Me mira y se ríe. Si causo gracia en vez de ganas de garchar, debo estar yendo por el camino equivocado. En el subte el calor me marea. La mirada de la jovencita se pierde porque la risa, a veces, nos da vergüenza. El vagón lo comparto con mayoría de oficinistas, nos dividimos entre los que tenemos cara de “algún día voy a ganar la lotería” y nos paramos con la espalda recta y miramos culos, tetas y vergas; y los que tienen cara y postura de “la muerte no debe estar tan mal”. Adelante mío hay un gordito que tiene una camisa a rayas empapada de sudor, a mi derecha, una veterana de la lucha oficinística, tiene el vestido hecho agua. Un olor rancio, dulce y potente se levanta cada dos minutos; un cocktail olfativo de axilas, vulvas y testículos que se protegen del volcán.

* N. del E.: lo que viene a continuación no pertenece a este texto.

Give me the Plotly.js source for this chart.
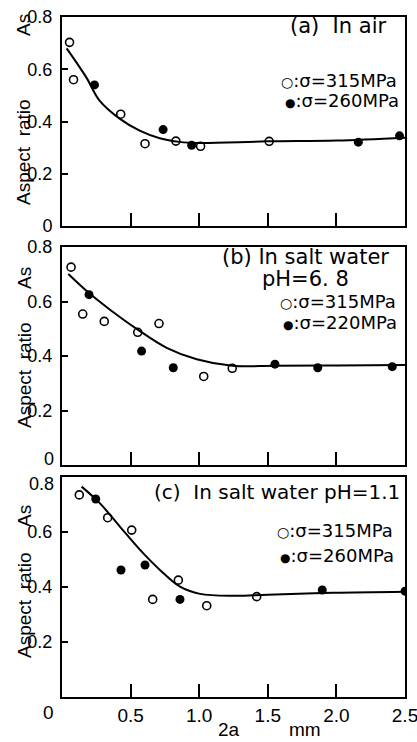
<!DOCTYPE html>
<html>
<head>
<meta charset="utf-8">
<script src="https://cdn.plot.ly/plotly-3.0.1.min.js"></script>
<style>html,body{margin:0;padding:0;background:#fff;}#chart{width:417px;height:742px;}</style>
</head>
<body>
<div id="chart"></div>
<script>
// ---- Data ----
// Panel (a) In air
const aOpenX = [0.055, 0.084, 0.428, 0.605, 0.83, 1.01, 1.51];
const aOpenY = [0.703, 0.560, 0.428, 0.315, 0.325, 0.305, 0.324];
const aFillX = [0.237, 0.737, 0.945, 2.16, 2.46];
const aFillY = [0.540, 0.369, 0.309, 0.321, 0.345];
const aFitX = [0.034, 0.177, 0.274, 0.42, 0.566, 0.712, 0.857, 1.0, 1.5, 2.0, 2.5];
const aFitY = [0.680, 0.569, 0.480, 0.411, 0.365, 0.336, 0.322, 0.318, 0.324, 0.327, 0.338];

// Panel (b) In salt water pH=6.8
const bOpenX = [0.066, 0.151, 0.308, 0.552, 0.707, 1.033, 1.241];
const bOpenY = [0.726, 0.554, 0.527, 0.487, 0.519, 0.325, 0.355];
const bFillX = [0.197, 0.58, 0.811, 1.552, 1.864, 2.407];
const bFillY = [0.625, 0.418, 0.357, 0.370, 0.357, 0.361];
const bFitX = [0.046, 0.197, 0.35, 0.552, 0.763, 0.982, 1.241, 1.55, 2.0, 2.5];
const bFitY = [0.701, 0.631, 0.570, 0.497, 0.430, 0.388, 0.364, 0.364, 0.365, 0.367];

// Panel (c) In salt water pH=1.1
const cOpenX = [0.126, 0.333, 0.508, 0.661, 0.848, 1.055, 1.419];
const cOpenY = [0.735, 0.652, 0.607, 0.355, 0.425, 0.332, 0.365];
const cFillX = [0.246, 0.43, 0.605, 0.86, 1.897, 2.5];
const cFillY = [0.720, 0.462, 0.480, 0.355, 0.389, 0.385];
const cFitX = [0.143, 0.277, 0.423, 0.569, 0.714, 0.86, 1.006, 1.249, 1.5, 1.978, 2.5];
const cFitY = [0.765, 0.704, 0.619, 0.535, 0.462, 0.401, 0.375, 0.368, 0.372, 0.379, 0.383];

// Tick labels and texts
const xTickVals = [0.5, 1.0, 1.5, 2.0, 2.5];
const xTickText = ["0.5", "1.0", "1.5", "2.0", "2.5"];
const yTickVals = [0, 0.2, 0.4, 0.6, 0.8];
const yTickTextA = ["0", "0.2", "0.4", "0.6", "0.8"];
const yTickTextB = ["", "0.2", "0.4", "0.6", "0.8"];
const yTickValsC = [0.2, 0.4, 0.6, 0.8];
const yTickTextC = ["0.2", "0.4", "0.6", ""];
const panelTitles = ["(a)  In air", "(b) In salt water", "(c)  In salt water pH=1.1"];
const panelSub = "pH=6. 8";
const legOpen = ["σ=315MPa", "σ=315MPa", "σ=315MPa"];
const legFill = ["σ=260MPa", "σ=220MPa", "σ=260MPa"];
const yTitle = "Aspect  ratio";
const yTitleSym = "As";
const xTitleVar = "2a";
const xTitleUnit = "mm";

// ---- Styles ----
const FONT = "Liberation Sans, Arial, sans-serif";
const FONT2 = "DejaVu Sans, sans-serif";
const W = 417, H = 742, ML = 62, MR = 12, MT = 17, MB = 45;
const PW = W - ML - MR, PH = H - MT - MB;
const px2x = p => (p - ML) / PW;
const py2y = p => (H - MB - p) / PH;

function openTrace(x, y, xa, ya) {
  return {x, y, xaxis: xa, yaxis: ya, type: "scatter", mode: "markers",
    marker: {symbol: "circle-open", size: 8, color: "black", line: {width: 1.6, color: "black"}},
    showlegend: false, hoverinfo: "skip"};
}
function fillTrace(x, y, xa, ya) {
  return {x, y, xaxis: xa, yaxis: ya, type: "scatter", mode: "markers",
    marker: {symbol: "circle", size: 9, color: "black"}, showlegend: false, hoverinfo: "skip"};
}
function fitTrace(x, y, xa, ya) {
  return {x, y, xaxis: xa, yaxis: ya, type: "scatter", mode: "lines",
    line: {color: "black", width: 2, shape: "spline", smoothing: 1.0}, showlegend: false, hoverinfo: "skip"};
}

const data = [
  fitTrace(aFitX, aFitY, "x", "y"), openTrace(aOpenX, aOpenY, "x", "y"), fillTrace(aFillX, aFillY, "x", "y"),
  fitTrace(bFitX, bFitY, "x2", "y2"), openTrace(bOpenX, bOpenY, "x2", "y2"), fillTrace(bFillX, bFillY, "x2", "y2"),
  fitTrace(cFitX, cFitY, "x3", "y3"), openTrace(cOpenX, cOpenY, "x3", "y3"), fillTrace(cFillX, cFillY, "x3", "y3")
];

function xAxis(anchor, labels) {
  return {domain: [0, 1], anchor, range: [0, 2.5], showline: true, mirror: true, linewidth: 2, linecolor: "black",
    showgrid: false, zeroline: false, ticks: "inside", ticklen: 13, tickwidth: 2, tickcolor: "black",
    tickvals: xTickVals, ticktext: xTickText, showticklabels: labels, ticklabelstandoff: 0,
    ticklabeloverflow: "allow",
    tickfont: {family: FONT, size: 19, color: "black"}};
}
function yAxis(anchor, domain, vals, text) {
  return {domain, anchor, range: [0, 0.8], showline: true, mirror: true, linewidth: 2, linecolor: "black",
    showgrid: false, zeroline: false, ticks: "inside", ticklen: 6, tickwidth: 2, tickcolor: "black",
    tickvals: vals, ticktext: text, ticklabelstandoff: 4,
    tickfont: {family: FONT, size: 18, color: "black"}};
}

const ann = [];
function txt(text, cx, cy, size, opts) {
  opts = opts || {};
  ann.push({text, x: px2x(cx), y: py2y(cy), xref: "paper", yref: "paper",
    xanchor: opts.xanchor || "center", yanchor: opts.yanchor || "middle",
    showarrow: false, textangle: opts.angle || 0,
    font: {family: opts.family || FONT, size, color: "black"}});
}
const OPEN_SYM = '<span style="font-size:14px">○</span>';
const FILL_SYM = '<span style="font-size:12px">●</span>';
// Panel (a)
txt(panelTitles[0], 338, 26, 21, {family: FONT2});
txt(OPEN_SYM + ":" + legOpen[0], 339, 80, 18, {family: FONT2});
txt(FILL_SYM + ":" + legFill[0], 342, 100, 18, {family: FONT2});
// Panel (b)
txt(panelTitles[1], 305, 257, 21, {family: FONT2});
txt(panelSub, 305, 279, 21, {family: FONT2});
txt(OPEN_SYM + ":" + legOpen[1], 338, 301, 18, {family: FONT2});
txt(FILL_SYM + ":" + legFill[1], 340, 322, 18, {family: FONT2});
// Panel (c)
txt(panelTitles[2], 277, 492, 20, {family: FONT2});
txt(OPEN_SYM + ":" + legOpen[2], 335, 530, 18, {family: FONT2});
txt(FILL_SYM + ":" + legFill[2], 337, 555, 18, {family: FONT2});
// y titles
txt(yTitle, 24, 152, 19, {angle: -90}); txt(yTitleSym, 24, 25, 19, {angle: -90});
txt(yTitle, 24, 375, 19, {angle: -90}); txt(yTitleSym, 24, 278, 19, {angle: -90});
txt(yTitle, 24, 605, 19, {angle: -90}); txt(yTitleSym, 24, 516, 19, {angle: -90});
// tick labels at crowded panel joins
txt("0", 56, 459, 18, {xanchor: "right"});
txt("0.8", 56, 484, 18, {xanchor: "right"});
// shared origin label and x title
txt("0", 48, 712, 19);
txt(xTitleVar, 229, 742, 19, {yanchor: "bottom"});
txt(xTitleUnit, 305, 742, 19, {yanchor: "bottom"});

const layout = {
  width: W, height: H, margin: {l: ML, r: MR, t: MT, b: MB},
  paper_bgcolor: "white", plot_bgcolor: "white", showlegend: false,
  font: {family: FONT, color: "black"},
  xaxis: xAxis("y", false), yaxis: yAxis("x", [py2y(226), py2y(17)], yTickVals, yTickTextA),
  xaxis2: xAxis("y2", false), yaxis2: yAxis("x2", [py2y(465), py2y(247)], yTickVals, yTickTextB),
  xaxis3: xAxis("y3", true), yaxis3: yAxis("x3", [py2y(697), py2y(477)], yTickValsC, yTickTextC),
  annotations: ann
};

Plotly.newPlot("chart", data, layout, {staticPlot: true, displayModeBar: false});
</script>
</body>
</html>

Llego al downtown porteño pensando ¿por qué se habrá reído esa hija de puta? En el camino me paro en La Piedad a comprar unos sanguchitos de miga. El que me atiende también se ríe, pero es una sonrisa cálida, de bienvenida. Bienvenido al infierno, comprate tu sanguchito y tu coca y andá sacando turno para el clínico. Me doy cuenta, sin embargo, la ensalada no me va. Dejemos el pasto para las gordas que viven a dieta y se atragantan con grasa pura a escondidas, o para las anoréxicas que nunca van a amar a nadie más que a su culo. Ya saldrá alguna píldora efectiva para el colesterol de todos los gansos que comemos mal pero que sabemos amar.
Salgo de La Piedad y camino los setenta metros que me separan de la oficina. Mis auriculares explotan. Me ahorro para otro día la música de alguna banda callejera remixada con conversaciones en portugués y con gritos de vendedores ambulantes. Gente con traje y pelo con gel me pasa por al lado como átomos de mierda danzando a la velocidad de la luz. Me abstraigo, camino sereno, miro adelante. Por momentos no veo nada, sólo me muevo, ¿hay algo? Sí, amor. Hago una rápida lista mental de las personas y de las actividades que amo. Un escalofrío enérgico me masajea el comienzo de la columna vertebral. Continúo mi camino, estoico, libre, al menos por unos segundos. Miro el sol, me mareo, respiro, camino, vivo.
Subo las escaleras rápido; hago mi entrada teatral diaria; miro a mis compañeros detenidamente, levanto los brazos y largo un “feliz navidad, camaradas”. Sacan la cabeza del limbo virtual por unos segundos. La mayoría me contesta un ultra cálido “igualmeeente”, en monocorde y casi sin mover los labios. La ballena terrestre que trabaja de secretaria me mira y me dice “¿pero vos no sos ateo?” no le contesto; me siento, prendo la compu y me sumerjo en los caracteres del Word.